Uno de los pájaros de la segunda fila de cajas de cerillos lo reconocí como un pardillo, por su pico rosado y sus dos estrías blancas en la cola. ¡Tsuuiit. Tsuuiit! A veces varios de ellos lo cantan a coro desde las copas de los arbustos.
“El que más ha logrado restaurarme a la razón es un amiguito cuya imagen les mando en un sobre. Este camarada que sostiene su pico, con gallardía, con su frente en alto y ojos de saberlo todo es llamado Hippolais hippolais, que en lenguaje cotidiano es el zarcero común”.
Estás presa en Poznan en 1917 y continúas tu carta diciendo: “Este pájaro es un bicho raro.

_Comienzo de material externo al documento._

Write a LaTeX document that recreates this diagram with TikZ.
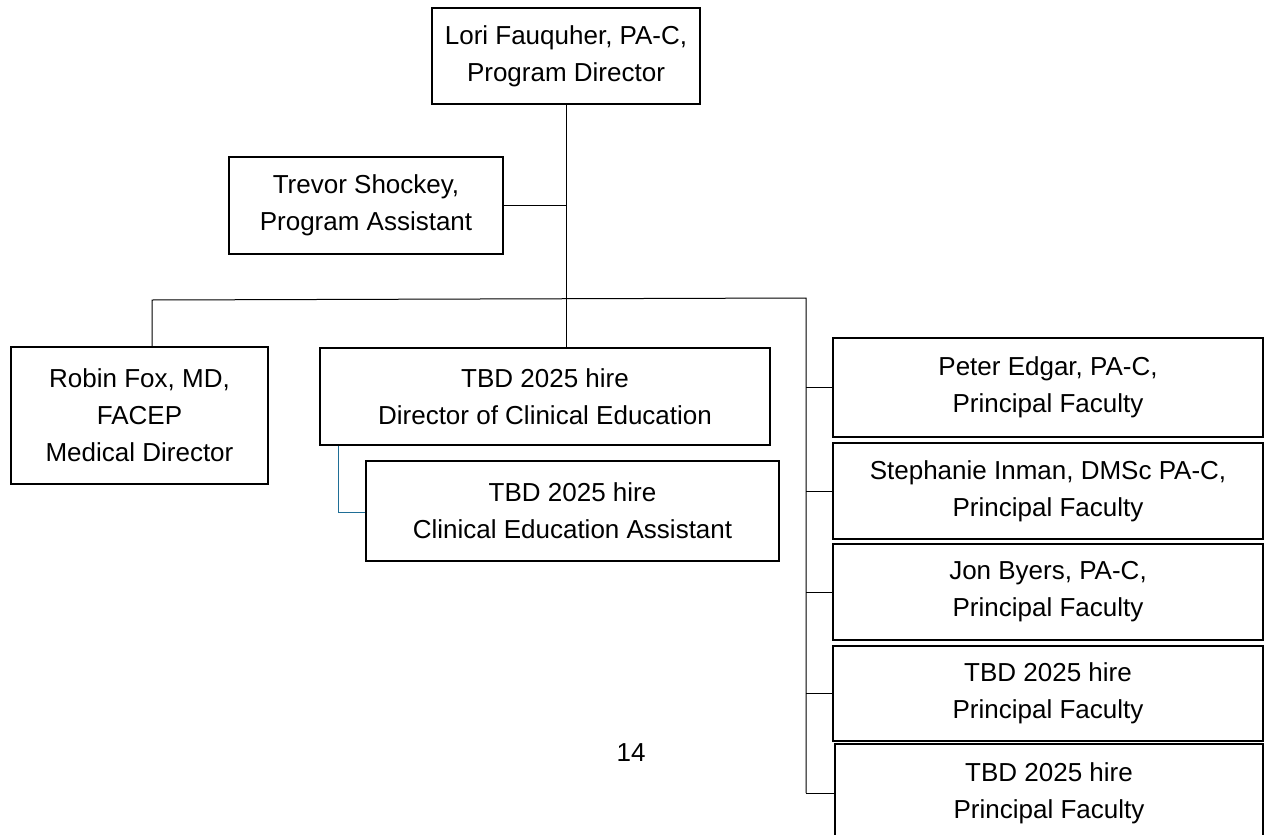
\documentclass[tikz,border=0pt]{standalone}
\usepackage{fontspec}
\setmainfont{Liberation Sans}
\definecolor{linkblue}{HTML}{1F6E96}
\begin{document}
\begin{tikzpicture}[x=1pt,y=-1pt,
  box/.style={draw=black,line width=1.6pt,fill=white,align=center,inner sep=0pt,
    font=\fontsize{26}{37}\selectfont},
  link/.style={draw=black,line width=1pt},
  bluelink/.style={draw=linkblue,line width=1pt}]
\useasboundingbox (0,0) rectangle (1264,835);
\fill[white] (0,0) rectangle (1264,835);
% connectors first (behind boxes)
\coordinate (busL) at (152,300);
\coordinate (busR) at (806,298);
\coordinate (bl) at (338,512);
\node[box,minimum width=268pt,minimum height=96pt] (lori) at (566,56) {Lori Fauquher, PA-C,\\Program Director};
\node[box,minimum width=274pt,minimum height=97pt] (trevor) at (366,205.5) {Trevor Shockey,\\Program Assistant};
\node[box,minimum width=257pt,minimum height=137pt] (robin) at (139.5,415.5) {Robin Fox, MD,\\FACEP\\Medical Director};
\node[box,minimum width=450pt,minimum height=97pt] (dce) at (545,396.5) {TBD 2025 hire\\Director of Clinical Education};
\node[box,minimum width=413pt,minimum height=100pt] (cea) at (572.5,511) {TBD 2025 hire\\Clinical Education Assistant};
\node[box,minimum width=430pt,minimum height=99pt] (peter) at (1048,387.5) {Peter Edgar, PA-C,\\Principal Faculty};
\node[box,minimum width=430pt,minimum height=96pt] (steph) at (1048,491) {Stephanie Inman, DMSc PA-C,\\Principal Faculty};
\node[box,minimum width=430pt,minimum height=96pt] (jon) at (1048,592) {Jon Byers, PA-C,\\Principal Faculty};
\node[box,minimum width=430pt,minimum height=95pt] (tbda) at (1048,693.5) {TBD 2025 hire\\Principal Faculty};
\node[box,minimum width=428pt,minimum height=98pt] (tbdb) at (1049,793) {TBD 2025 hire\\Principal Faculty};
\node[font=\fontsize{26}{37}\selectfont,inner sep=0pt] (page) at (631,753) {14};
% connectors
\draw[link] (lori.south) -- (lori.south |- dce.north);
\draw[link] (trevor.east) -- (trevor.east -| lori.south);
\draw[link] (robin.north -| busL) -- (busL) -- (busR) -- (busR |- tbdb.west);
\draw[link] (busR |- peter.west) -- (peter.west);
\draw[link] (busR |- steph.west) -- (steph.west);
\draw[link] (busR |- jon.west) -- (jon.west);
\draw[link] (busR |- tbda.west) -- (tbda.west);
\draw[link] (busR |- tbdb.west) -- (tbdb.west);
\draw[bluelink] (dce.south -| bl) -- (bl) -- (cea.west |- bl);
\end{tikzpicture}
\end{document}
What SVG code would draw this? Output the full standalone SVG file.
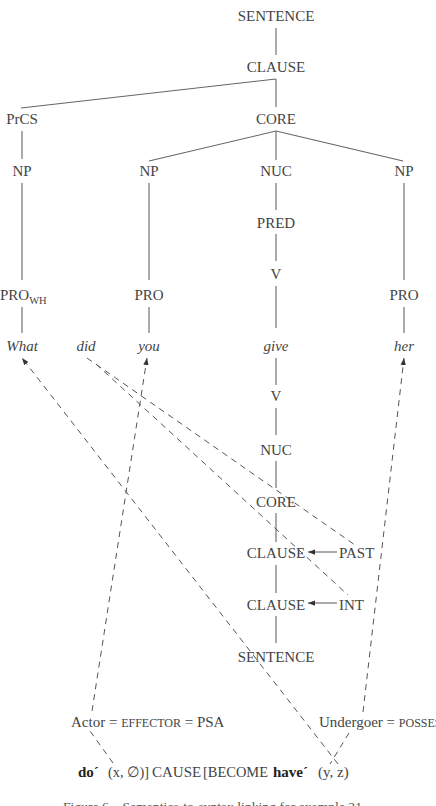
<svg xmlns="http://www.w3.org/2000/svg" width="436" height="806" viewBox="0 0 436 806">
<style>
text{font-family:"Liberation Serif","Times New Roman",serif;font-size:15px;fill:#444}
.c{text-anchor:middle}
.it{font-style:italic}
.sc{font-size:12px}
.sub{font-size:10.5px}
.b{font-weight:bold;fill:#222}
.t{stroke:#666;stroke-width:1.1;fill:none}
.d{stroke:#555;stroke-width:1;fill:none;stroke-dasharray:6 5}
.cap{font-size:12px;fill:#555}
</style>
<defs>
<marker id="ah" viewBox="0 0 8 6" refX="8" refY="3" markerWidth="7" markerHeight="5.5" markerUnits="userSpaceOnUse" orient="auto">
<path d="M0,0 L8,3 L0,6 z" fill="#333"/>
</marker>
</defs>
<rect width="436" height="806" fill="#fff"/>
<g id="connectors">
<line class="t" x1="276" y1="28" x2="276" y2="55"/>
<line class="t" x1="276" y1="79" x2="21" y2="108"/>
<line class="t" x1="276" y1="79" x2="276" y2="107"/>
<line class="t" x1="22" y1="131" x2="22" y2="159"/>
<line class="t" x1="276" y1="131" x2="149" y2="161"/>
<line class="t" x1="276" y1="131" x2="276" y2="160"/>
<line class="t" x1="276" y1="131" x2="403" y2="161"/>
<line class="t" x1="22" y1="183" x2="22" y2="280"/>
<line class="t" x1="149" y1="183" x2="149" y2="280"/>
<line class="t" x1="404" y1="183" x2="404" y2="280"/>
<line class="t" x1="276" y1="183" x2="276" y2="210"/>
<line class="t" x1="276" y1="234" x2="276" y2="261"/>
<line class="t" x1="276" y1="286" x2="276" y2="328"/>
<line class="t" x1="22" y1="307" x2="22" y2="333"/>
<line class="t" x1="149" y1="307" x2="149" y2="333"/>
<line class="t" x1="404" y1="307" x2="404" y2="333"/>
<line class="t" x1="276" y1="358" x2="276" y2="385"/>
<line class="t" x1="276" y1="408" x2="276" y2="435"/>
<line class="t" x1="276" y1="461" x2="276" y2="488"/>
<line class="t" x1="276" y1="513" x2="276" y2="542"/>
<line class="t" x1="276" y1="565" x2="276" y2="593"/>
<line class="t" x1="276" y1="616" x2="276" y2="643"/>
<line class="t" x1="337" y1="552" x2="308" y2="552" marker-end="url(#ah)"/>
<line class="t" x1="337" y1="603" x2="308" y2="603" marker-end="url(#ah)"/>
<line class="d" x1="87" y1="358" x2="355" y2="545"/>
<line class="d" x1="96" y1="364" x2="348" y2="595"/>
<line class="d" x1="338" y1="764" x2="22" y2="358" marker-end="url(#ah)"/>
<line class="d" x1="92" y1="711" x2="147" y2="358" marker-end="url(#ah)"/>
<line class="d" x1="113" y1="763" x2="90" y2="731"/>
<line class="d" x1="363" y1="712" x2="404" y2="358" marker-end="url(#ah)"/>
<line class="d" x1="349" y1="733" x2="330" y2="764"/>
</g>
<g id="n-sentence1"><text class="c" x="276" y="21">SENTENCE</text></g>
<g id="n-clause1"><text class="c" x="276" y="72">CLAUSE</text></g>
<g id="n-prcs"><text class="c" x="22" y="124">PrCS</text></g>
<g id="n-core1"><text class="c" x="276" y="124">CORE</text></g>
<g id="n-np1"><text class="c" x="22" y="176">NP</text></g>
<g id="n-np2"><text class="c" x="149" y="176">NP</text></g>
<g id="n-nuc1"><text class="c" x="276" y="176">NUC</text></g>
<g id="n-np3"><text class="c" x="404" y="176">NP</text></g>
<g id="n-pred"><text class="c" x="276" y="228">PRED</text></g>
<g id="n-v1"><text class="c" x="276" y="279">V</text></g>
<g id="n-prowh"><text x="0" y="300">PRO<tspan class="sub" dy="4">WH</tspan></text></g>
<g id="n-pro2"><text class="c" x="149" y="300">PRO</text></g>
<g id="n-pro3"><text class="c" x="404" y="300">PRO</text></g>
<g id="w-what"><text class="c it" x="22" y="351">What</text></g>
<g id="w-did"><text class="c it" x="86" y="351">did</text></g>
<g id="w-you"><text class="c it" x="149" y="351">you</text></g>
<g id="w-give"><text class="c it" x="276" y="351">give</text></g>
<g id="w-her"><text class="c it" x="404" y="351">her</text></g>
<g id="n-v2"><text class="c" x="276" y="401">V</text></g>
<g id="n-nuc2"><text class="c" x="276" y="455">NUC</text></g>
<g id="n-core2"><text class="c" x="276" y="507">CORE</text></g>
<g id="n-clause2"><text class="c" x="276" y="558">CLAUSE</text></g>
<g id="n-past"><text x="339" y="558">PAST</text></g>
<g id="n-clause3"><text class="c" x="276" y="610">CLAUSE</text></g>
<g id="n-int"><text x="339" y="610">INT</text></g>
<g id="n-sentence2"><text class="c" x="276" y="662">SENTENCE</text></g>
<g id="l-actor"><text x="71" y="727">Actor = <tspan class="sc">EFFECTOR</tspan> = PSA</text></g>
<g id="l-undergoer"><text x="319" y="727">Undergoer = <tspan class="sc">POSSESSOR</tspan></text></g>
<g id="l-formula"><text y="777"><tspan class="b" x="78">do´</tspan><tspan x="108" textLength="41" lengthAdjust="spacingAndGlyphs">(x, ∅)]</tspan><tspan x="152">CAUSE</tspan><tspan x="203" textLength="65" lengthAdjust="spacingAndGlyphs">[BECOME</tspan><tspan class="b" x="273">have´</tspan><tspan x="318">(y, z)</tspan></text></g>
<g id="caption"><text class="cap" x="63" y="811" textLength="299" lengthAdjust="spacingAndGlyphs">Figure 6 – Semantics-to-syntax linking for example 21</text></g>
</svg>
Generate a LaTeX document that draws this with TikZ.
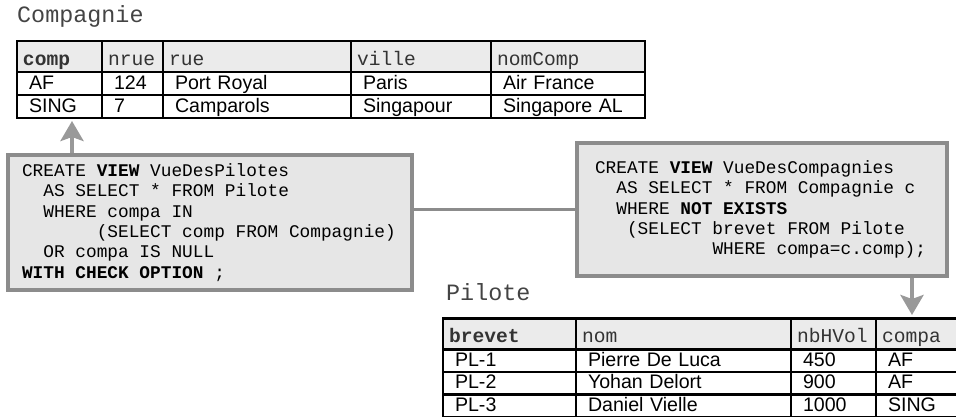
\documentclass[tikz,border=0pt]{standalone}
\usepackage{fontspec}
\setmainfont{Liberation Sans}
\setmonofont{Liberation Mono}
\usetikzlibrary{arrows.meta}
\definecolor{boxfill}{HTML}{E6E6E6}
\definecolor{boxline}{HTML}{8C8C8C}
\definecolor{headfill}{HTML}{EBEBEB}
\definecolor{headtext}{HTML}{333333}
\definecolor{titletext}{HTML}{444444}
\definecolor{arrowgray}{HTML}{999999}
\newcommand\monosp{\spaceskip=\fontcharwd\font`M\relax\xspaceskip=\spaceskip}
\newcommand\sqlind[1]{\hspace*{#1\fontcharwd\font`M}}
\tikzset{
  cell/.style={draw, line width=2.2pt, anchor=north west, outer sep=0pt,
    inner ysep=0pt, align=left},
  headcell/.style={cell, fill=headfill, text=headtext, minimum height=31pt,
    text height=17pt, text depth=0pt, inner xsep=6pt,
    font=\ttfamily\fontsize{19.6}{22}\selectfont},
  datacell/.style={cell, minimum height=23pt, text height=12pt, text depth=1pt,
    inner xsep=12pt, font=\fontsize{19.6}{22}\selectfont},
  tabtitle/.style={anchor=base west, inner sep=0pt, text=titletext,
    font=\ttfamily\fontsize{23.4}{26}\selectfont},
  sqlbox/.style={draw=boxline, fill=boxfill, line width=4pt, align=flush left,
    font=\ttfamily\fontsize{17.8}{20.4}\selectfont, execute at begin node=\monosp},
  link/.style={draw=boxline, line width=3.5pt},
  grayarr/.style={-{Stealth[length=20pt, width=23pt, inset=4pt]}, draw=arrowgray, line width=4pt}
}
\begin{document}
\begin{tikzpicture}[x=1pt, y=-1pt]
  \useasboundingbox (0,0) rectangle (956,416);
  \node[tabtitle] (comptitle) at (17,22) {Compagnie};
  \foreach \x/\w/\t [count=\i, evaluate=\w as \tw using \w-12] in {17/85/\textbf{comp}, 102/61/nrue, 163/188/rue, 351/140/ville, 491/154/nomComp}
    \node[headcell, text width=\tw pt] (comp-0-\i) at (\x,41) {\t};
  \foreach \x/\w/\t [count=\i, evaluate=\w as \tw using \w-24] in {17/85/AF, 102/61/124, 163/188/Port Royal, 351/140/Paris, 491/154/Air France}
    \node[datacell, text width=\tw pt] (comp-1-\i) at (\x,72) {\t};
  \foreach \x/\w/\t [count=\i, evaluate=\w as \tw using \w-24] in {17/85/SING, 102/61/7, 163/188/Camparols, 351/140/Singapour, 491/154/Singapore AL}
    \node[datacell, text width=\tw pt] (comp-2-\i) at (\x,95) {\t};

  \node[tabtitle] (piltitle) at (446,300.5) {Pilote};
  \foreach \x/\w/\t [count=\i, evaluate=\w as \tw using \w-12] in {443/133/\textbf{brevet}, 576/215/nom, 791/85/nbHVol, 876/86/compa}
    \node[headcell, text width=\tw pt] (pil-0-\i) at (\x,318.5) {\t};
  \foreach \x/\w/\t [count=\i, evaluate=\w as \tw using \w-24] in {443/133/PL-1, 576/215/Pierre De Luca, 791/85/450, 876/86/AF}
    \node[datacell, minimum height=22.5pt, text width=\tw pt] (pil-1-\i) at (\x,349.5) {\t};
  \foreach \x/\w/\t [count=\i, evaluate=\w as \tw using \w-24] in {443/133/PL-2, 576/215/Yohan Delort, 791/85/900, 876/86/AF}
    \node[datacell, minimum height=22.5pt, text width=\tw pt] (pil-2-\i) at (\x,372) {\t};
  \foreach \x/\w/\t [count=\i, evaluate=\w as \tw using \w-24] in {443/133/PL-3, 576/215/Daniel Vielle, 791/85/1000, 876/86/SING}
    \node[datacell, minimum height=22.5pt, text width=\tw pt] (pil-3-\i) at (\x,394.5) {\t};

  \node[sqlbox, text width=376pt, inner xsep=14pt, minimum height=135pt] (vuepil) at (210,222.5)
    {CREATE \textbf{VIEW} VueDesPilotes\\
     \sqlind{2}AS SELECT * FROM Pilote\\
     \sqlind{2}WHERE compa IN\\
     \sqlind{7}(SELECT comp FROM Compagnie)\\
     \sqlind{2}OR compa IS NULL\\
     \textbf{WITH CHECK OPTION} ;};
  \node[sqlbox, text width=334pt, inner xsep=18pt, minimum height=133pt] (vuecomp) at (762,209.5)
    {CREATE \textbf{VIEW} VueDesCompagnies\\
     \sqlind{2}AS SELECT * FROM Compagnie c\\
     \sqlind{2}WHERE \textbf{NOT EXISTS}\\
     \sqlind{3}(SELECT brevet FROM Pilote\\
     \sqlind{11}WHERE compa=c.comp);};

  \draw[link] (vuepil.east |- vuecomp.west) -- (vuecomp.west);
  \coordinate (compkey) at (72,121);
  \draw[grayarr] (vuepil.north -| compkey) -- (compkey);
  \coordinate (pilkey) at (912,315);
  \draw[grayarr] (vuecomp.south -| pilkey) -- (pilkey);
\end{tikzpicture}
\end{document}
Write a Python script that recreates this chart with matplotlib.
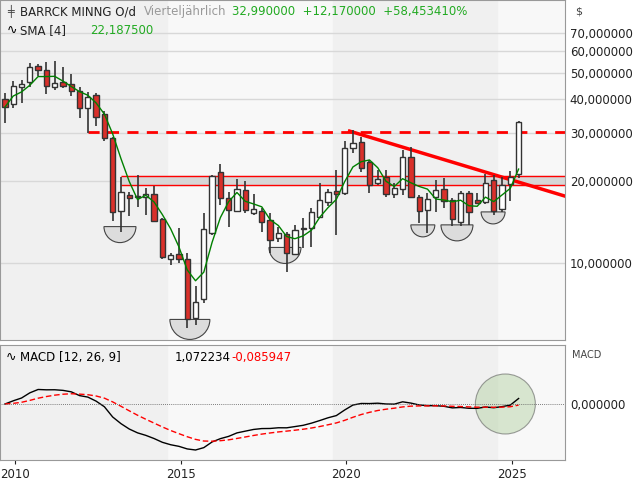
import numpy as np
import pandas as pd
import matplotlib
matplotlib.use("Agg")
import matplotlib.pyplot as plt
import matplotlib.transforms as mtransforms
from matplotlib.patches import Wedge, Circle

# quarterly candles, first one 2009 Q3
opens = [40.0, 38.3, 44.3, 46.2, 52.9, 51.1, 44.3, 46.2, 45.4, 42.8, 37.1, 41.4, 35.2, 28.8, 15.5, 17.8,
         17.6, 17.5, 17.9, 14.5, 10.3, 10.8, 10.3, 6.3, 7.4, 12.9, 21.6, 17.3, 15.5, 18.5, 15.3, 15.5,
         14.4, 12.4, 12.8, 10.8, 13.4, 13.4, 14.8, 16.7, 18.4, 18.1, 26.4, 27.8, 23.5, 19.7, 20.7, 17.9,
         18.7, 24.5, 17.5, 15.7, 17.5, 18.7, 17.0, 14.1, 18.1, 17.0, 16.7, 20.2, 15.8, 19.5, 21.2]
highs = [42.1, 46.6, 47.0, 54.2, 53.8, 54.6, 55.0, 52.4, 49.3, 44.3, 42.4, 42.1, 36.1, 29.0, 20.7, 18.2,
         21.0, 18.9, 19.2, 14.6, 10.9, 13.4, 10.9, 8.2, 15.3, 21.0, 23.1, 18.2, 20.3, 20.0, 17.9, 15.9,
         15.3, 13.6, 13.0, 13.8, 14.6, 15.9, 19.7, 18.7, 21.9, 28.0, 30.8, 29.0, 23.9, 21.9, 21.9, 19.7,
         26.0, 26.6, 17.8, 18.1, 20.2, 20.5, 17.3, 18.4, 18.4, 18.1, 21.2, 21.0, 20.7, 21.8, 33.2]
lows = [32.7, 37.1, 38.7, 44.3, 48.6, 41.8, 43.2, 44.0, 41.0, 34.1, 30.0, 31.9, 28.0, 14.3, 13.0, 14.9,
        16.0, 15.0, 14.1, 10.3, 9.8, 10.0, 5.77, 5.9, 7.1, 12.7, 16.3, 13.6, 15.4, 15.3, 15.0, 13.0,
        10.9, 11.9, 9.3, 10.7, 11.3, 11.4, 14.8, 16.2, 12.7, 17.8, 25.3, 21.6, 18.1, 19.3, 17.5, 17.3,
        17.8, 17.3, 14.0, 12.9, 15.4, 15.9, 13.7, 13.7, 13.8, 16.5, 16.5, 15.0, 15.4, 16.9, 20.5]
closes = [37.4, 44.7, 45.4, 52.4, 51.1, 44.7, 45.8, 44.7, 42.8, 37.1, 40.7, 34.3, 28.8, 15.4, 18.2, 17.3,
          17.5, 17.9, 14.3, 10.5, 10.7, 10.3, 6.2, 7.2, 13.3, 20.9, 17.3, 15.7, 18.7, 15.7, 15.8, 14.1,
          12.1, 12.9, 10.9, 13.2, 13.3, 15.4, 17.0, 18.2, 17.9, 26.4, 27.6, 22.3, 19.3, 20.3, 17.9, 18.9,
          24.5, 17.5, 15.5, 17.2, 18.5, 16.9, 14.5, 18.1, 15.4, 16.6, 19.7, 15.5, 19.3, 20.7, 32.99]

y_ticks = [10, 20, 30, 40, 50, 60, 70]
year_ticks = [2010, 2015, 2020, 2025]
# bowls under the lows: (year, top level, radius px)
bowls = [(2013.17, 13.6, 16), (2015.28, 6.2, 20), (2018.15, 11.4, 16),
         (2022.31, 13.8, 12), (2023.34, 13.8, 16), (2024.43, 15.4, 12)]

t = 2009.70 + 0.25 * np.arange(len(closes))
o, h, l, c = map(np.array, (opens, highs, lows, closes))
s = pd.Series(c)
sma = s.rolling(4, min_periods=1).mean()
macd = s.ewm(span=12, adjust=False).mean() - s.ewm(span=26, adjust=False).mean()
signal = macd.ewm(span=9, adjust=False).mean()

fig = plt.figure(figsize=(6.4, 4.8), dpi=100)
fig.patch.set_facecolor("white")
ax = fig.add_axes([0, 1 - 340 / 480, 565 / 640, 340 / 480])
ax2 = fig.add_axes([0, 20 / 480, 565 / 640, 115 / 480])
x0, x1 = 2009.55, 2026.6

def fmt(v):
    return f"{v:,.6f}".replace(".", "X").replace(",", ".").replace("X", ",")

for a in (ax, ax2):
    a.set_xlim(x0, x1)
    a.set_facecolor("#f8f8f8")
    a.axvspan(x0, 2014.6, color="#f0f0f0", zorder=0)
    a.axvspan(2019.6, 2024.55, color="#f0f0f0", zorder=0)
    for sp in a.spines.values():
        sp.set_color("#999999")
    a.yaxis.tick_right()
    a.tick_params(labelsize=8.5, length=0, colors="#222222")

ax.set_yscale("log")
ax.set_ylim(5.21, 92.5)
ax.set_yticks(y_ticks)
ax.set_yticklabels([fmt(v) for v in y_ticks])
ax.yaxis.set_minor_locator(matplotlib.ticker.NullLocator())
ax.grid(axis="y", color="#d8d8d8", lw=1)
ax.set_xticks([])
ax.set_axisbelow(True)

# resistance box and lines
ax.axhspan(19.3, 20.9, xmin=(2013.2 - x0) / (x1 - x0), color="#d6d6d6", zorder=1)
ax.hlines([19.3, 20.9], 2013.2, x1, color="red", lw=1, zorder=2)
ax.hlines(30.2, 2012.2, x1, color="red", lw=2, ls=(0, (4, 3)), zorder=2)
ax.plot([2020.1, 2026.6], [30.5, 17.6], color="red", lw=2.5, zorder=2)

for bx, by, r in bowls:
    tr = mtransforms.Affine2D().scale(r) + mtransforms.ScaledTranslation(bx, by, ax.transData)
    ax.add_patch(Wedge((0, 0), 1, 180, 360, transform=tr, facecolor="#dcdcdc",
                       edgecolor="#444444", lw=0.8, zorder=1.5))

up = c >= o
ax.vlines(t, l, h, color="#333333", lw=1.2, zorder=3)
ax.bar(t, np.abs(c - o), bottom=np.minimum(o, c), width=0.16,
       color=np.where(up, "white", "#d9302a"), edgecolor="#333333", lw=1, zorder=4)
ax.plot(t, sma, color="#008000", lw=1, zorder=5)

ax.text(0.012, 0.985, "\u256a", transform=ax.transAxes, fontsize=8, va="top", color="#444444")
ax.text(0.035, 0.985, "BARRCK MINNG O/d", transform=ax.transAxes, fontsize=8.5, va="top", color="#222222")
ax.text(0.255, 0.985, "Vierteljährlich", transform=ax.transAxes, fontsize=8.5, va="top", color="#999999")
ax.text(0.41, 0.985, "32,990000  +12,170000  +58,453410%", transform=ax.transAxes,
        fontsize=8.5, va="top", color="#22aa22")
ax.text(0.012, 0.93, "\u223f", transform=ax.transAxes, fontsize=9, va="top")
ax.text(0.035, 0.93, "SMA [4]", transform=ax.transAxes, fontsize=8.5, va="top", color="#222222")
ax.text(0.16, 0.93, "22,187500", transform=ax.transAxes, fontsize=8.5, va="top", color="#22aa22")
fig.text(575 / 640, 1 - 12 / 480, "$", fontsize=8, color="#444444", va="center")

# MACD
m = macd.min()
R = -m / 0.4
ax2.set_ylim(-0.487 * R, 0.513 * R)
ax2.plot(t, macd, color="black", lw=1)
ax2.plot(t, signal, color="red", lw=1, ls=(0, (4, 2)))
ax2.axhline(0, color="#555555", lw=0.6, ls=(0, (1, 1.5)))
ax2.set_yticks([0])
ax2.set_yticklabels([fmt(0)])
ax2.set_xticks(year_ticks)
ax2.tick_params(axis="x", length=3, pad=3)
tr = mtransforms.Affine2D().scale(30) + mtransforms.ScaledTranslation(2024.8, 0, ax2.transData)
ax2.add_patch(Circle((0, 0), 1, transform=tr, facecolor="#b7d3a8", alpha=0.5,
                     edgecolor="#444444", lw=0.8, zorder=1))
ax2.text(0.01, 0.95, "\u223f", transform=ax2.transAxes, fontsize=9, va="top")
ax2.text(0.035, 0.95, "MACD [12, 26, 9]", transform=ax2.transAxes, fontsize=8.5, va="top")
ax2.text(0.31, 0.95, "1,072234", transform=ax2.transAxes, fontsize=8.5, va="top")
ax2.text(0.41, 0.95, "-0,085947", transform=ax2.transAxes, fontsize=8.5, va="top", color="red")
fig.text(572 / 640, 1 - 355 / 480, "MACD", fontsize=7, color="#444444", va="center")

fig.savefig("out.png", dpi=100)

No canta una sola canción o una sola melodía como los demás pájaros, sino que es un orador público por la gracia de Dios, y se echa para adelante para hacer sus discursos en el jardín y lo hace con voz muy fuerte y llena de emoción dramática, brincándose las transiciones, buscando pasajes hasta llegar al arrebato. Parece plantearnos cuestiones imposibles, y luego se apresura y se responde solo, con sinsentidos, haciendo las aseveraciones más audaces, refutando acalorado opiniones que nadie ha expresado, para salir volando por entre esas puertas abiertas de par en par y de repente exclama triunfal: ‘¿no te lo dije, no te lo dije?’ Y de inmediato les advierte a todos, lo quieran escuchar o no: ‘¡te lo dije, te lo dije!’ (Tiene el sagaz hábito de repetir cada uno de sus agudas observaciones dos veces.)”
La caja del zarcero, Rosa, está llena de cerillas.
Las masas, decías en 1900, en realidad son su propio líder, creando dialécticamente sus propios procedimientos de desarrollo.
¿Cómo te puedo enviar esta colección de cerillas? Pues los matones que te asesinaron tiraron tu cuerpo mutilado a un canal en Berlín. Lo encontraron en el agua estancada tres meses después. Algunos dudaron de que fuera tu cadáver.
Puedo enviártela escribiendo estas páginas en estos oscuros tiempos.
Yo fui, yo soy, yo seré, dijiste. Vives en tu ejemplo para nosotros, Rosa. Y aquí está, te la estoy enviando a tu ejemplo.